The material below holds pictures; leave them out and reproduce exactly the lines from the one with "What React, TypeScript" through the one with "Chart.register(...registerables);", inclusive.

### Data rows

__________

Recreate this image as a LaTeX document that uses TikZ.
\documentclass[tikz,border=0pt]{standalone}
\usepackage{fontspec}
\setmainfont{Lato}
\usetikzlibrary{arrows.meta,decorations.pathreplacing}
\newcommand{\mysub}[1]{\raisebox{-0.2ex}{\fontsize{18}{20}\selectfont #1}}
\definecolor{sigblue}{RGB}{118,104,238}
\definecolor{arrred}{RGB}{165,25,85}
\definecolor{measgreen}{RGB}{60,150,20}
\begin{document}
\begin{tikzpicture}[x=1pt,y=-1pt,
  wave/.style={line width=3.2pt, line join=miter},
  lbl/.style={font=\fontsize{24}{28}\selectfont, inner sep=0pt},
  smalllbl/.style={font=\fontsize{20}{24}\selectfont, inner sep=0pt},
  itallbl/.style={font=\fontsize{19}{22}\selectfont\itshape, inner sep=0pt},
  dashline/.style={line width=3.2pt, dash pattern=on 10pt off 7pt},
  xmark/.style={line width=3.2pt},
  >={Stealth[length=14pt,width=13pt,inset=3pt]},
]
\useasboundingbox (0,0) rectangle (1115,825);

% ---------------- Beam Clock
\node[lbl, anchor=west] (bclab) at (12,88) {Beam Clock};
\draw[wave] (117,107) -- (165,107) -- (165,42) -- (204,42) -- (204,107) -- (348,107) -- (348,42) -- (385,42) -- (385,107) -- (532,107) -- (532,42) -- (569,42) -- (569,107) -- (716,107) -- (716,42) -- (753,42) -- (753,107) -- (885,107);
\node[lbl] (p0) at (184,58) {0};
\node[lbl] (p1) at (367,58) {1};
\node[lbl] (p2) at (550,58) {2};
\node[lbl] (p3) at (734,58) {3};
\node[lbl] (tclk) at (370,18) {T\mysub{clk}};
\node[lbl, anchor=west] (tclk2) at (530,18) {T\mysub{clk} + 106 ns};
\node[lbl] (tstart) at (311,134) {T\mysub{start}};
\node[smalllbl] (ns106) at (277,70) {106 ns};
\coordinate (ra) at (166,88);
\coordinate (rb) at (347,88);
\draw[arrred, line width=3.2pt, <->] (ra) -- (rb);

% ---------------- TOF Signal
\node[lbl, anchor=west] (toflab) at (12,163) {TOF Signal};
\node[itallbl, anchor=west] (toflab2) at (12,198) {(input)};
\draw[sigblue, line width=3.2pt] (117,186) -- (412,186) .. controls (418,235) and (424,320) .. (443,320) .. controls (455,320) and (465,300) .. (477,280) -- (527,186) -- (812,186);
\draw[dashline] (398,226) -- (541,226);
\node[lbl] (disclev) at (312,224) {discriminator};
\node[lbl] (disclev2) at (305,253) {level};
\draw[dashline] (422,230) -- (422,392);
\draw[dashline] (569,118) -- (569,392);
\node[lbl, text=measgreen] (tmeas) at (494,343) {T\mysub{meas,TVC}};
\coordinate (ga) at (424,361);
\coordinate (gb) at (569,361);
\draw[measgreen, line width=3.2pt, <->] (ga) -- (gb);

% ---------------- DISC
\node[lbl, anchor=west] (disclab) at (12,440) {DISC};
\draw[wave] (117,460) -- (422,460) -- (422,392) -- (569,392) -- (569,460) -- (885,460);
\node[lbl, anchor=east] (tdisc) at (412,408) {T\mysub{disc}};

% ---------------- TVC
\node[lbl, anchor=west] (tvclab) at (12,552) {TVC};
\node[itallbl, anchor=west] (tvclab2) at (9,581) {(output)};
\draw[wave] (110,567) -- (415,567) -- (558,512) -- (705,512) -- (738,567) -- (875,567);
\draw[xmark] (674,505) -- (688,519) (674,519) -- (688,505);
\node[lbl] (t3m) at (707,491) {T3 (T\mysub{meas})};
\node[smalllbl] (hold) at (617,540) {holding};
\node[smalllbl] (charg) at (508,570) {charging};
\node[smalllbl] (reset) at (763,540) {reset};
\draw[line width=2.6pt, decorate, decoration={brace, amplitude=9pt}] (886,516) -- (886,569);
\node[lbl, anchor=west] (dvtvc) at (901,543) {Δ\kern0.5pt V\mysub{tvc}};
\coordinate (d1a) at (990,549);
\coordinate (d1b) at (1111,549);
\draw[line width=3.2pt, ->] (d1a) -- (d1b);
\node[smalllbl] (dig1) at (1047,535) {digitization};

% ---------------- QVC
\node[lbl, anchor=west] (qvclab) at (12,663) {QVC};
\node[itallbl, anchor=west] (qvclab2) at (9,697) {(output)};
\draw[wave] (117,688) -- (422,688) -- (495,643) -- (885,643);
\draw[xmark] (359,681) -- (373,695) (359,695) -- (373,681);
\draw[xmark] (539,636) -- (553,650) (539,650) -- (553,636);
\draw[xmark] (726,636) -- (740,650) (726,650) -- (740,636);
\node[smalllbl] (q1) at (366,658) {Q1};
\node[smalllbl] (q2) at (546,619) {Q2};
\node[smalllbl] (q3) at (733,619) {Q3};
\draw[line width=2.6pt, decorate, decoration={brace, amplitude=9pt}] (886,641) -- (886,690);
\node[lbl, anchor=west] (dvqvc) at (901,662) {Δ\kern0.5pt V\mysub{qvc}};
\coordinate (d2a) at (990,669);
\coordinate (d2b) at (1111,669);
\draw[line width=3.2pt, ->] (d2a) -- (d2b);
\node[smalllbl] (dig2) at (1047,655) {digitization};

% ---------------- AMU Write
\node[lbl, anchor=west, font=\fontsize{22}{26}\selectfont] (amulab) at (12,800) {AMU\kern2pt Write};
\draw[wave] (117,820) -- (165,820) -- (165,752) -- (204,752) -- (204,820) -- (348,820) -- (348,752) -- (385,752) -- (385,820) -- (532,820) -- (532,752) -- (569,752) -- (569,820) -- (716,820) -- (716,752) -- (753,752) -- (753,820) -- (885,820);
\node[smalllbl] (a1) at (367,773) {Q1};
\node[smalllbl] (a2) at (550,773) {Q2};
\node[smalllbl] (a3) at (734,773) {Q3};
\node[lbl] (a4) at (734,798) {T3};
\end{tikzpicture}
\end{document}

__________

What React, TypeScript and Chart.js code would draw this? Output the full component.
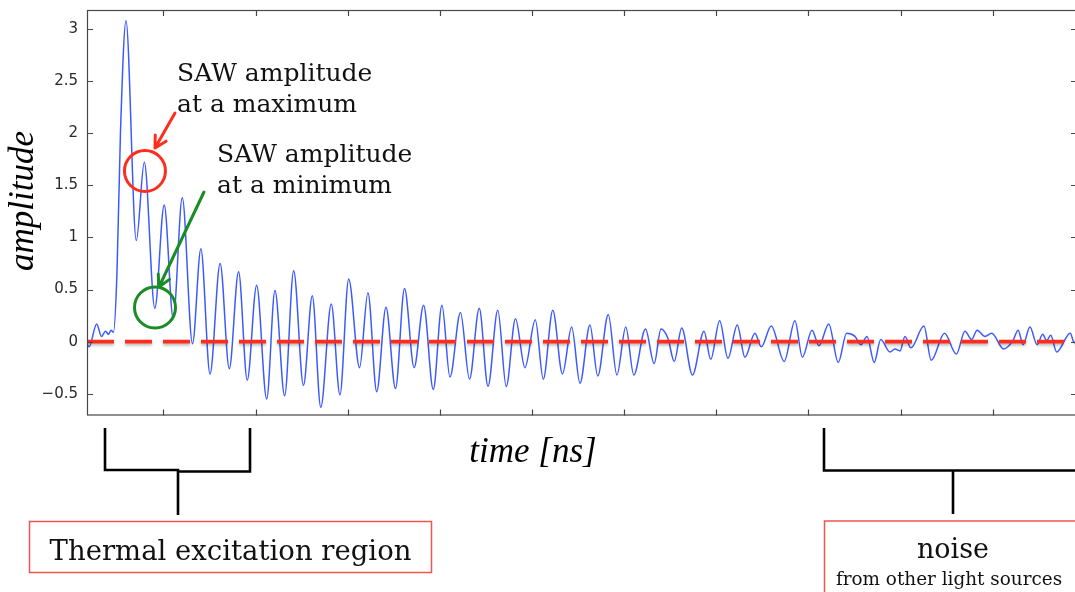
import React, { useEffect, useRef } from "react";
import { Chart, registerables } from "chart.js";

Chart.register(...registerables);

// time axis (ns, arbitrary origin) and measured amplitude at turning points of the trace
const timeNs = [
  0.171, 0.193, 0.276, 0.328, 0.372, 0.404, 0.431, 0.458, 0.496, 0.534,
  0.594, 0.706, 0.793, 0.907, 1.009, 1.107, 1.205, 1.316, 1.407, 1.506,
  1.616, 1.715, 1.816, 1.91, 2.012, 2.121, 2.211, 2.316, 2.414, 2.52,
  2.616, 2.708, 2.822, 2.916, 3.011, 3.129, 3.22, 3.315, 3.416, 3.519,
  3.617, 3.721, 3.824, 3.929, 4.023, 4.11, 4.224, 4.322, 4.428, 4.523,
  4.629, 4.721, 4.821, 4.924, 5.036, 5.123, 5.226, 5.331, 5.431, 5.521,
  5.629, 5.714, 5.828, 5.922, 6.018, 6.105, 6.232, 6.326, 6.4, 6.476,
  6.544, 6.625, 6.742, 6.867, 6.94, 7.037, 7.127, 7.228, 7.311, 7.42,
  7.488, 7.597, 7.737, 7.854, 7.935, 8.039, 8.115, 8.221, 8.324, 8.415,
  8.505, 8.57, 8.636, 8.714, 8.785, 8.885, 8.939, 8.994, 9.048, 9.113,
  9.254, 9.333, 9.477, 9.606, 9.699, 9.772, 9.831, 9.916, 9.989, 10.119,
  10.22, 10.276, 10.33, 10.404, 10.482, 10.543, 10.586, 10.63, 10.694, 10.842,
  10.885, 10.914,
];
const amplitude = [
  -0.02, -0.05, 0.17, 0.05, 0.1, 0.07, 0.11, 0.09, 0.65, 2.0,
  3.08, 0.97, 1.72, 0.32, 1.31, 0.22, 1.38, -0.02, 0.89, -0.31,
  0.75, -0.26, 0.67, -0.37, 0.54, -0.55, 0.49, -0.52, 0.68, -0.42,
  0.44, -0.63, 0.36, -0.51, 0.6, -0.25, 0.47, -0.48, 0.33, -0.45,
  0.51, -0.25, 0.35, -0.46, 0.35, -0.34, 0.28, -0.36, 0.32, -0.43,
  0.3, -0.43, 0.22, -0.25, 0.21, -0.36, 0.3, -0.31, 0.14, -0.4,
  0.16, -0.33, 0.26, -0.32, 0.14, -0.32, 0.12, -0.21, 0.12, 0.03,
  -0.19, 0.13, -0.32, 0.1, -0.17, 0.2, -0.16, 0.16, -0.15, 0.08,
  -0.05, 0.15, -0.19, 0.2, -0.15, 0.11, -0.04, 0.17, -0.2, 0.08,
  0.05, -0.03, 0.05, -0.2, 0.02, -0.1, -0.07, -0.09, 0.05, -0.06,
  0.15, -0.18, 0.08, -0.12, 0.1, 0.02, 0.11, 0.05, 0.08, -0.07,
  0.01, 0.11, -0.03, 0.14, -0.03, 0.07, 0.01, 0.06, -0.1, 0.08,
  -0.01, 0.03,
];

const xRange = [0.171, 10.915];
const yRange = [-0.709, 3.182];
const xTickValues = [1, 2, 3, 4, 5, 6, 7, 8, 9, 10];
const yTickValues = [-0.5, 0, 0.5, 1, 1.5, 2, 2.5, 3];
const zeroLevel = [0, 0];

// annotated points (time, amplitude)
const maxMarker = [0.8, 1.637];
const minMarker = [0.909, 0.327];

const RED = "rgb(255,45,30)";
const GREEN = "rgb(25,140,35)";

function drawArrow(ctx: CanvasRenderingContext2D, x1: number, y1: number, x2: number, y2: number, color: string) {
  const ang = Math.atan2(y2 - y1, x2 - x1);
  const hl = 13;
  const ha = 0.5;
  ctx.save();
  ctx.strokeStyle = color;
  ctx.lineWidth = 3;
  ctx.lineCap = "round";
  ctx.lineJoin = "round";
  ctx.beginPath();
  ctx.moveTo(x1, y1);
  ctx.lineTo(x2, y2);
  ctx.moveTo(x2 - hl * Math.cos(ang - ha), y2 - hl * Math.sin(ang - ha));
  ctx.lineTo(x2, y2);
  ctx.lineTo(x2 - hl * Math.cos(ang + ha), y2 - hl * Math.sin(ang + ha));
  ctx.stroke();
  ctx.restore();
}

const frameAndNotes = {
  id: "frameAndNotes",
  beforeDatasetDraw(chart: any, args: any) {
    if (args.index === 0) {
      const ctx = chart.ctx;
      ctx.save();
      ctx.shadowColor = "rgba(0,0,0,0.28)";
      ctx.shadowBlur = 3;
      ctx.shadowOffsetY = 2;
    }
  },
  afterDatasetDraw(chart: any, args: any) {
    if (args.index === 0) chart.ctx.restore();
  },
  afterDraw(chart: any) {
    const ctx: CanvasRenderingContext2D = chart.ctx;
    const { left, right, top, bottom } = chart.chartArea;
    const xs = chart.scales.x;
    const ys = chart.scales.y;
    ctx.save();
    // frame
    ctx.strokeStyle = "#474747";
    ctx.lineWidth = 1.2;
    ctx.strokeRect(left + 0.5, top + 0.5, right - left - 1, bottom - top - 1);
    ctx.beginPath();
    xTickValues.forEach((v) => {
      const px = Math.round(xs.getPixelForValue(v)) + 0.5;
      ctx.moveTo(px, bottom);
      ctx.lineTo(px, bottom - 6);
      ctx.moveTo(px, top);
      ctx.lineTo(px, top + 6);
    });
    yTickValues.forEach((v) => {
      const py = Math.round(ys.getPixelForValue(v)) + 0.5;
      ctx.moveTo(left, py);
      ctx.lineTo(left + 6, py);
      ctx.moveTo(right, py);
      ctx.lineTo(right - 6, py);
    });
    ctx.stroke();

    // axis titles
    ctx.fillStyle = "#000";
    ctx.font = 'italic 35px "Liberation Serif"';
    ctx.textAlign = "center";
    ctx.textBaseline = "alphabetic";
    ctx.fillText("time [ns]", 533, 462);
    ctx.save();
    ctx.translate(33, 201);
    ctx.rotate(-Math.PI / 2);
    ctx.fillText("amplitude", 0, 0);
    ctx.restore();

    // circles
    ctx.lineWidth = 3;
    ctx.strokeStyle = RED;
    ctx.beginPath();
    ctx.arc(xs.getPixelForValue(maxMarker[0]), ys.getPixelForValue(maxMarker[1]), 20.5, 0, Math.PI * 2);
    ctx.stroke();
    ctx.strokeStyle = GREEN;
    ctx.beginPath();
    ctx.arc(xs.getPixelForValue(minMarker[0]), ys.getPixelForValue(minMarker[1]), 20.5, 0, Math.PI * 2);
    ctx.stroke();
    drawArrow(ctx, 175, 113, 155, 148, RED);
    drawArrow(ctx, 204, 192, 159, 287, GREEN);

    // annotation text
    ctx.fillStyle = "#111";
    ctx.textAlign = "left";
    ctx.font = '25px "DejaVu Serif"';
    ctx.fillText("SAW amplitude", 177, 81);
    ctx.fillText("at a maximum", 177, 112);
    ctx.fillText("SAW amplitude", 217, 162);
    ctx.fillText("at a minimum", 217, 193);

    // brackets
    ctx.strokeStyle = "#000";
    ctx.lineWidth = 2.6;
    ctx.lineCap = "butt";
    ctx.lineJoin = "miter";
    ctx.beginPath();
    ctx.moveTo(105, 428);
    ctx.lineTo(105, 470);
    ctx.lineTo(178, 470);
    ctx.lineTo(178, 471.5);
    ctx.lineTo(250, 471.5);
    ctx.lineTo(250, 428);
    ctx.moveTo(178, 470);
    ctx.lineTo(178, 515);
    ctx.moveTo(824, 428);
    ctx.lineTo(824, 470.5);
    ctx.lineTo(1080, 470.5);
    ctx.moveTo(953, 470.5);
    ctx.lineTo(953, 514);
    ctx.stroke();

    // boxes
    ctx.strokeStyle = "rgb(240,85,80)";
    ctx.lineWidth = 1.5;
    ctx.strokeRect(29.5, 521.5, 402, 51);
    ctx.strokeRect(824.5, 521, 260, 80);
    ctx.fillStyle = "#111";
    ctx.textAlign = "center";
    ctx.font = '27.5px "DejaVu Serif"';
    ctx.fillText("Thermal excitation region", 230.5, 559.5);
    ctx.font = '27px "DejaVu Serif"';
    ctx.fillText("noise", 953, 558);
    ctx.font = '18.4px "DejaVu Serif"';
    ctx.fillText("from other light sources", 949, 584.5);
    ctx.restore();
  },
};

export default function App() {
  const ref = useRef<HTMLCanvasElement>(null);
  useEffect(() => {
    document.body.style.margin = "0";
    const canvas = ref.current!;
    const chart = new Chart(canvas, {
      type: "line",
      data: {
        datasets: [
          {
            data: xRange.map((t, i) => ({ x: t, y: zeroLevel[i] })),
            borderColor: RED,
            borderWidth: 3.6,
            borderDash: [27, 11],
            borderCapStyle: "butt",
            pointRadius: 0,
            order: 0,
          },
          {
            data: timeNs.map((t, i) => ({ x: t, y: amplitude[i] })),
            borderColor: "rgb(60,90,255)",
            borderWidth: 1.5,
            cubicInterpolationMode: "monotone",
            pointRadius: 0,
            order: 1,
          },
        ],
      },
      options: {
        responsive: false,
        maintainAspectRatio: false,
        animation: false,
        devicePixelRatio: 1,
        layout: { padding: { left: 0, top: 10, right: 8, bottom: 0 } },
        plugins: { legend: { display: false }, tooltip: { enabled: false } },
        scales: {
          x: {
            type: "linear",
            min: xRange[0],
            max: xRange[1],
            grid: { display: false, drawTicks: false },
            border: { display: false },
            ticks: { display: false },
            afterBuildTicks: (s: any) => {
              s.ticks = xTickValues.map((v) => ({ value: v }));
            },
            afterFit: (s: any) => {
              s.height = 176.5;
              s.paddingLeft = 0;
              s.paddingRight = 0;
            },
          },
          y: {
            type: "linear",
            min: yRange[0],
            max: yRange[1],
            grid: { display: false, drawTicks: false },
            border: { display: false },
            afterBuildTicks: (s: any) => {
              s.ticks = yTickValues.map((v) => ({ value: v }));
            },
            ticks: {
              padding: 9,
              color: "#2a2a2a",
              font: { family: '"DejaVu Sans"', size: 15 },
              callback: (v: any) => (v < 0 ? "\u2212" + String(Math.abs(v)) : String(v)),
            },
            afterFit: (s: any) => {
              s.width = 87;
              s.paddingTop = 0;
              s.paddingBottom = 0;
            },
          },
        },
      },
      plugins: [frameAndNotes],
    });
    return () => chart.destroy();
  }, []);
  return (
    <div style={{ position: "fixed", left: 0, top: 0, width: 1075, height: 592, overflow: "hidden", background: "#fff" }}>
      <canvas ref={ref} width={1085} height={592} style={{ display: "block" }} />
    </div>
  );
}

__________

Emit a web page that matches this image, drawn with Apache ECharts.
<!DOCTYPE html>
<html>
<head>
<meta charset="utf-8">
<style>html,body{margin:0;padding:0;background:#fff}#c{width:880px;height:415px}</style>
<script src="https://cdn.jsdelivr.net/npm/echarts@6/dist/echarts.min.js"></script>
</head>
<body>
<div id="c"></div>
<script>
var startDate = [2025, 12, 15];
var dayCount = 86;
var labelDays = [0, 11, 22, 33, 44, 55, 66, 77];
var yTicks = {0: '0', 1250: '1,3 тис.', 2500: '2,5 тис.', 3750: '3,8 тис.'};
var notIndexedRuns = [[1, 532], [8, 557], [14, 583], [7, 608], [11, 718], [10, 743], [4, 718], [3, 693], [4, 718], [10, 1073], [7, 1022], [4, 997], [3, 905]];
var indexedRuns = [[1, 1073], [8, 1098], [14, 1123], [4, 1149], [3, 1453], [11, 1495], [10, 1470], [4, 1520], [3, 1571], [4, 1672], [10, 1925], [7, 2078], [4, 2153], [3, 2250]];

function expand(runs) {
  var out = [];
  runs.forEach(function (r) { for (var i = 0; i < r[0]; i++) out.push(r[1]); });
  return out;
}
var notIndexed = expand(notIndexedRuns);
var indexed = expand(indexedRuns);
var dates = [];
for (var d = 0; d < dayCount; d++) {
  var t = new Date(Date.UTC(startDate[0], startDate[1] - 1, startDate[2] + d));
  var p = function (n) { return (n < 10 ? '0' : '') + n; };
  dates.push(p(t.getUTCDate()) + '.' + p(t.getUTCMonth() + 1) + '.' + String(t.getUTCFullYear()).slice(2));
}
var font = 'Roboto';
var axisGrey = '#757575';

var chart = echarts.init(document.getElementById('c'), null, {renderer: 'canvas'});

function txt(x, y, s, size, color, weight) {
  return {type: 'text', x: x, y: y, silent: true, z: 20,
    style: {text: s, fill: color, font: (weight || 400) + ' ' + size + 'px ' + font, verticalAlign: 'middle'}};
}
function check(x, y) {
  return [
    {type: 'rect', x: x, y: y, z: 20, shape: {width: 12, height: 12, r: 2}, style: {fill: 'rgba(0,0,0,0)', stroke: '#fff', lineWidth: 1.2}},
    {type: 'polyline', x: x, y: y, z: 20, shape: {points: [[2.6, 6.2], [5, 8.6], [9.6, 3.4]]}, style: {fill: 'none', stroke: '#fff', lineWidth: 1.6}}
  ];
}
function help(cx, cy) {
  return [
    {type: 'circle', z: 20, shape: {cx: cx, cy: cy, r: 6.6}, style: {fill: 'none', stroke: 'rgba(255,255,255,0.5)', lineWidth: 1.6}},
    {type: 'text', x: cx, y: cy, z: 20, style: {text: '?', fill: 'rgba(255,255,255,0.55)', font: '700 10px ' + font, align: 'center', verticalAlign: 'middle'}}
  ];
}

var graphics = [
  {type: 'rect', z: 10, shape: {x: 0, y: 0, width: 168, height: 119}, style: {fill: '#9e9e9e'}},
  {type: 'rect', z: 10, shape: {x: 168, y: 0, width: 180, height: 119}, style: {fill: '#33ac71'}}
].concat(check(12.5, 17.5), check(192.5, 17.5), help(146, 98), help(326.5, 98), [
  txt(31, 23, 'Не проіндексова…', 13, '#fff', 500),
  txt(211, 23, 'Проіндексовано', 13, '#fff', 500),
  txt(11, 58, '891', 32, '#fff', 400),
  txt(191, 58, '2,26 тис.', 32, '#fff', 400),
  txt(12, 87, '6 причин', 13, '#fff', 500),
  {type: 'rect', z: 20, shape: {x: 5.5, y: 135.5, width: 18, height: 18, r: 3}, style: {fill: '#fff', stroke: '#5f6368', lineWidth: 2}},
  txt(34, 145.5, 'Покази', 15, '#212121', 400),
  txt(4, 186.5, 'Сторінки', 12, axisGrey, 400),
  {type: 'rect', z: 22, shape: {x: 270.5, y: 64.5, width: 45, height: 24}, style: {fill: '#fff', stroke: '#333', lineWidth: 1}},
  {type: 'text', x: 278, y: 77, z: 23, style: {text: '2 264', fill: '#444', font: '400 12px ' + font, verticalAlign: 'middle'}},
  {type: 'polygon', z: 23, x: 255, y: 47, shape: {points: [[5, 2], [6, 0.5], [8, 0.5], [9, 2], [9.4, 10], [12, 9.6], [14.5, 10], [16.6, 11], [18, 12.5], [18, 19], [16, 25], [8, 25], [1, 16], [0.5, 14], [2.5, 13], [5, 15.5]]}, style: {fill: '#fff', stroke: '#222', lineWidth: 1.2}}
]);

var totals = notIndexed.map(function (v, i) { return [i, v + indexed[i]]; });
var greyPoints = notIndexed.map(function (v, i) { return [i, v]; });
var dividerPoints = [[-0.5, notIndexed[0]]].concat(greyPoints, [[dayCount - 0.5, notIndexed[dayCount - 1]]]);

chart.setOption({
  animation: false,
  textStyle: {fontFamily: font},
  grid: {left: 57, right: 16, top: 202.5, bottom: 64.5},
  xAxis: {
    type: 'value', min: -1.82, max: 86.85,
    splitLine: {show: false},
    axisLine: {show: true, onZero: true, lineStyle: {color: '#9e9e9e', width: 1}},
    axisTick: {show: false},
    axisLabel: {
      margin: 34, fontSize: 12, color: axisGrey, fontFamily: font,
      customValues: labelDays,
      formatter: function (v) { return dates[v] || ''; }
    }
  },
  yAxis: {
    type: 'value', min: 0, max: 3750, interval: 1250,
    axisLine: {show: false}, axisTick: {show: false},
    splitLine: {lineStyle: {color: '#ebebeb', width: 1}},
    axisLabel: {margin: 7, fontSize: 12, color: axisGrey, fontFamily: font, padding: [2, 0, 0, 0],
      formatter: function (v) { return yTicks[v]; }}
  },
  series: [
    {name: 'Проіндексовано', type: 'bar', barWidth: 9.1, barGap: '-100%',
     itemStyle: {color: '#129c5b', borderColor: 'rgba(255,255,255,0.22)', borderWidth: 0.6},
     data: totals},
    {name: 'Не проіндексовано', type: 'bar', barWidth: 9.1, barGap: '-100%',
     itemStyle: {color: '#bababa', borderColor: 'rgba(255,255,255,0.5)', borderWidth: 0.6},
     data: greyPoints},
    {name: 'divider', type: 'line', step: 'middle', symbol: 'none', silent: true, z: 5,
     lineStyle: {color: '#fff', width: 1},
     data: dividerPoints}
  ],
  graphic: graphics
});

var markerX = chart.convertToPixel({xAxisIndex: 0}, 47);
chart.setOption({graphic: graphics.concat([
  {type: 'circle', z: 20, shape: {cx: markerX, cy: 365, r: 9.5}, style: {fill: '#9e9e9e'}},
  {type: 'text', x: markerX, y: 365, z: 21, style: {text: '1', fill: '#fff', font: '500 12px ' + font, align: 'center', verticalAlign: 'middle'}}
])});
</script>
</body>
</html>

__________

### Expected answer
What React, TypeScript and Chart.js code would draw this? Output the full component.
import React, { useEffect, useRef } from "react";
import { Chart, registerables } from "chart.js";

Chart.register(...registerables);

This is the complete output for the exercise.